How does director Jon Favreau update Rudyard Kipling’s classic story “The Jungle Book,” already a Disney animated favorite from 1967? He looks to “Planet Earth.” The animals rendered in stunningly dazzling 3-D are so realistic, you feel as if you’re watching National Geographic. Favreau even places his camera in shots and angles that seem reminiscent of nonfiction nature programs.
That’s why it’s so jarring when Ben Kingsley’s voice pops out of the mouth of a sleek muscled panther, Bagheera, chatting amiably with man cub Mowgli (astonishingly good newcomer Neel Sethi). The realistic character designs — you can see Bagheera’s fuzzy soft fur perfectly — highlight the dissonance between Mowgli and his adopted wild animal family, a stark gulf between them. It offers a rather different feel to the story, which is otherwise quite faithful to the original source material and the original Disney film.
If you’re less than familiar with “The Jungle Book,” it’s about Mowgli, a young man cub (aka boy) rescued by Bagheera, raised by wolves, and stalked out of his home by the threatening Shere Khan (Idris Elba), a tiger with a chip on his shoulder about men. Mowgli has to leave the pack, and as he sets off on his own, he befriends the affable bear Baloo (Bill Murray) and tangles with King Louie the Orangutan (Christopher Walken). Adapted by Justin Marks, it’s a story about relying on oneself and others, and learning to stand up to, rather than run away from, your fears.
The themes and story beats hew close to “The Jungle Book” that we expect, but it’s fascinating how the technological advancements and creature design, so startlingly real, change the story.
The draw here is the incredible visual design, though Favreau has amassed a stellar cast of voice actors to play these beloved characters. Scarlett Johansson has a memorable few minutes on screen as the seductive python Kaa. Murray seems born to be Baloo and even sings “The Bare Necessities,” while Walken’s take on King Louie and his number, “I Wanna Be Like You,” are unexpectedly great. Louie is designed as a great hulking beast, making him that much more of a power and a threat, crumbling the entire monkey temple with his heft.

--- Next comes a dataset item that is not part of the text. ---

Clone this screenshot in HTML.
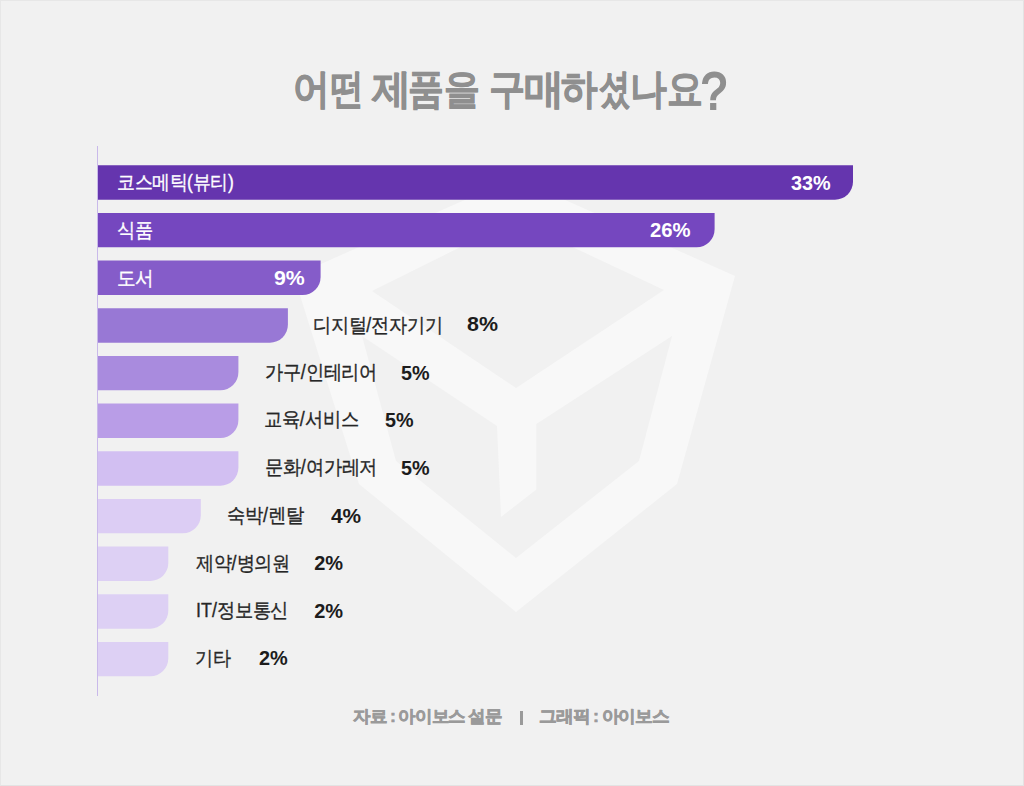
<!DOCTYPE html>
<html><head><meta charset="utf-8">
<style>
html,body{margin:0;padding:0;}
body{width:1024px;height:786px;background:#f1f1f1;position:relative;overflow:hidden;font-family:"Liberation Sans",sans-serif;}
.t{position:absolute;white-space:nowrap;line-height:1;transform-origin:0 0;}
.title{font-weight:bold;color:#8f8f8f;}
.axis{position:absolute;left:97px;top:146px;width:1px;height:550px;background:#c9b9ea;}
.bar{position:absolute;left:98px;height:34.6px;border-bottom-right-radius:18px;}
.lbl{color:#262626;}
.in{color:#fff;}
.pct{font-weight:bold;color:#1c1c1c;}
.pin{color:#fff;}
.foot{font-weight:bold;color:#9a9a9a;}
.title{-webkit-text-stroke:0.7px #8f8f8f}.lbl{-webkit-text-stroke:0.3px currentColor}.foot{-webkit-text-stroke:0.6px #9a9a9a;letter-spacing:-1.2px}.sep{position:absolute;left:519.5px;top:710.8px;width:3.6px;height:14.2px;background:#9a9a9a}.frame{position:absolute;left:0;top:0;width:1022px;height:784px;border:1px solid #e3e3e3;border-top-color:#e7e7e7;border-left-color:#e7e7e7;}#tg11{font-weight:normal;-webkit-text-stroke:1.5px #8f8f8f}
</style></head><body>
<svg width="1024" height="786" style="position:absolute;left:0;top:0">
  <path fill="#f8f8f8" fill-rule="evenodd" d="M515 177.5 L735 276 L677 484 L516 612 L359 484 L294 276 Z M515 220 L664 290 L516 388 L372 291 Z M362 336 L497 426 L501 517 L536.4 489.5 L536.4 424 L672 336 L639 461 L516 558 L396 461 Z"/>
</svg>
<div class="axis"></div>
<svg width="1024" height="786" style="position:absolute;left:0;top:0">
<path fill="#6535ae" d="M98 165.30H853.00V181.70A18 18 0 0 1 835.00 199.70H98Z"/>
<path fill="#7547bf" d="M98 212.96H714.60V229.36A18 18 0 0 1 696.60 247.36H98Z"/>
<path fill="#855cc9" d="M98 260.62H320.60V277.02A18 18 0 0 1 302.60 295.02H98Z"/>
<path fill="#9878d5" d="M98 308.28H287.90V324.68A18 18 0 0 1 269.90 342.68H98Z"/>
<path fill="#a98bde" d="M98 355.94H238.40V372.34A18 18 0 0 1 220.40 390.34H98Z"/>
<path fill="#b99de7" d="M98 403.60H238.40V420.00A18 18 0 0 1 220.40 438.00H98Z"/>
<path fill="#d2bff2" d="M98 451.26H238.40V467.66A18 18 0 0 1 220.40 485.66H98Z"/>
<path fill="#dccdf4" d="M98 498.92H200.80V515.32A18 18 0 0 1 182.80 533.32H98Z"/>
<path fill="#ddd0f4" d="M98 546.58H168.30V562.98A18 18 0 0 1 150.30 580.98H98Z"/>
<path fill="#ddd0f4" d="M98 594.24H168.30V610.64A18 18 0 0 1 150.30 628.64H98Z"/>
<path fill="#ddd0f4" d="M98 641.90H168.30V658.30A18 18 0 0 1 150.30 676.30H98Z"/>
</svg>
<div class="t title" id="tg0" style="left:293.33px;top:68.04px;font-size:40px;transform:scale(0.9138,1.0184)">어</div>
<div class="t title" id="tg1" style="left:330.45px;top:68.04px;font-size:40px;transform:scale(0.8326,1.0184)">떤</div>
<div class="t title" id="tg2" style="left:371.91px;top:68.04px;font-size:40px;transform:scale(0.9697,1.0184)">제</div>
<div class="t title" id="tg3" style="left:408.44px;top:68.04px;font-size:40px;transform:scale(0.8889,1.0184)">품</div>
<div class="t title" id="tg4" style="left:444.32px;top:68.04px;font-size:40px;transform:scale(0.8903,1.0184)">을</div>
<div class="t title" id="tg5" style="left:488.94px;top:68.04px;font-size:40px;transform:scale(0.9014,1.0184)">구</div>
<div class="t title" id="tg6" style="left:523.89px;top:68.04px;font-size:40px;transform:scale(0.9941,1.0184)">매</div>
<div class="t title" id="tg7" style="left:560.99px;top:68.04px;font-size:40px;transform:scale(0.9089,1.0184)">하</div>
<div class="t title" id="tg8" style="left:599.34px;top:68.04px;font-size:40px;transform:scale(0.7745,1.0184)">셨</div>
<div class="t title" id="tg9" style="left:629.65px;top:68.04px;font-size:40px;transform:scale(0.9143,1.0184)">나</div>
<div class="t title" id="tg10" style="left:666.62px;top:68.04px;font-size:40px;transform:scale(0.8917,1.0184)">요</div>
<div class="t title" id="tg11" style="left:701.23px;top:64.94px;font-size:40px;transform:scale(1.1663,1.3051)">?</div>
<div class="t lbl in" id="r1l" style="left:116.60px;top:172.58px;font-size:18px;transform:scale(0.9732,1.0900)">코스메틱(뷰티)</div>
<div class="t pct pin" id="r1p" style="left:790.76px;top:171.93px;font-size:20px;transform:scale(0.9913,1.0484)">33%</div>
<div class="t lbl in" id="r2l" style="left:117.06px;top:221.35px;font-size:18px;transform:scale(0.9941,1.0900)">식품</div>
<div class="t pct pin" id="r2p" style="left:650.03px;top:219.91px;font-size:20px;transform:scale(1.0132,0.9965)">26%</div>
<div class="t lbl in" id="r3l" style="left:116.92px;top:268.55px;font-size:18px;transform:scale(1.0171,1.0900)">도서</div>
<div class="t pct pin" id="r3p" style="left:273.58px;top:267.36px;font-size:20px;transform:scale(1.0655,1.0414)">9%</div>
<div class="t lbl" id="r4l" style="left:313.22px;top:315.86px;font-size:18px;transform:scale(0.9882,1.0900)">디지털/전자기기</div>
<div class="t pct" id="r4p" style="left:467.26px;top:314.42px;font-size:20px;transform:scale(1.0709,1.0175)">8%</div>
<div class="t lbl" id="r5l" style="left:264.53px;top:363.37px;font-size:18px;transform:scale(0.9918,1.0900)">가구/인테리어</div>
<div class="t pct" id="r5p" style="left:401.19px;top:362.86px;font-size:20px;transform:scale(0.9891,1.0175)">5%</div>
<div class="t lbl" id="r6l" style="left:264.25px;top:410.48px;font-size:18px;transform:scale(0.9935,1.0900)">교육/서비스</div>
<div class="t pct" id="r6p" style="left:384.59px;top:410.41px;font-size:20px;transform:scale(0.9891,1.0175)">5%</div>
<div class="t lbl" id="r7l" style="left:264.95px;top:458.48px;font-size:18px;transform:scale(0.9941,1.0900)">문화/여가레저</div>
<div class="t pct" id="r7p" style="left:401.19px;top:457.96px;font-size:20px;transform:scale(0.9891,1.0175)">5%</div>
<div class="t lbl" id="r8l" style="left:226.67px;top:505.67px;font-size:18px;transform:scale(0.9987,1.0900)">숙박/렌탈</div>
<div class="t pct" id="r8p" style="left:330.79px;top:505.51px;font-size:20px;transform:scale(1.0429,1.0175)">4%</div>
<div class="t lbl" id="r9l" style="left:195.93px;top:553.98px;font-size:18px;transform:scale(0.9882,1.0900)">제약/병의원</div>
<div class="t pct" id="r9p" style="left:314.25px;top:553.06px;font-size:20px;transform:scale(1.0000,1.0175)">2%</div>
<div class="t lbl" id="r10l" style="left:195.89px;top:601.44px;font-size:18px;transform:scale(0.9933,1.0900)">IT/정보통신</div>
<div class="t pct" id="r10p" style="left:314.25px;top:600.61px;font-size:20px;transform:scale(1.0000,1.0175)">2%</div>
<div class="t lbl" id="r11l" style="left:194.87px;top:648.65px;font-size:18px;transform:scale(0.9871,1.0900)">기타</div>
<div class="t pct" id="r11p" style="left:259.39px;top:648.16px;font-size:20px;transform:scale(0.9964,1.0175)">2%</div>
<div class="t foot" id="footA" style="left:352.72px;top:708.16px;font-size:18px;transform:scale(0.9868,0.9600)">자료 : 아이보스 설문</div>
<div class="t foot" id="footB" style="left:539.38px;top:708.16px;font-size:18px;transform:scale(0.9981,0.9600)">그래픽 : 아이보스</div>
<div class="sep"></div>
<div class="frame"></div>
</body></html>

Sethi is a perfect Mowgli and gives a remarkable performance against the CGI animals. He’s the only human actor on screen, the animals and landscapes created by the animation teams behind the visuals in “Avatar” and “Gravity.” But Sethi makes it feel real — real running across gnarled roots, up and down trees and cliffs, into muddy ravines. He also makes the relationships real, with tenderly felt connections between Mowgli and Bagheera and Baloo, as well as his wolf mother, Raksha (Lupita Nyong’o).
The themes and story beats hew close to “The Jungle Book” that we expect, but it’s fascinating how the technological advancements and creature design, so startlingly real, change the story. It underlines just how different Mowgli is from his pack with his “tricks” — vines as ropes and pulley systems and buckets — that come naturally to him as a resourceful, problem-solving human. It doesn’t quite seem like he totally belongs, despite the obvious affection and respect for animals. Regardless, there are important life lessons in the jungle that anyone can take away, especially the idea that “the strength of the wolf is the pack, and the strength of the pack is the wolf.”
The Jungle Book
☆☆☆☆ out of 5
Cast: Neel Sethi, Ben Kingsley, Bill Murray, Christopher Walken, Lupita Nyong’o, Scarlett Johansson.
Director: Jon Favreau.
Running time: 1:45.
Rated: PG, for some sequences of scary action and peril.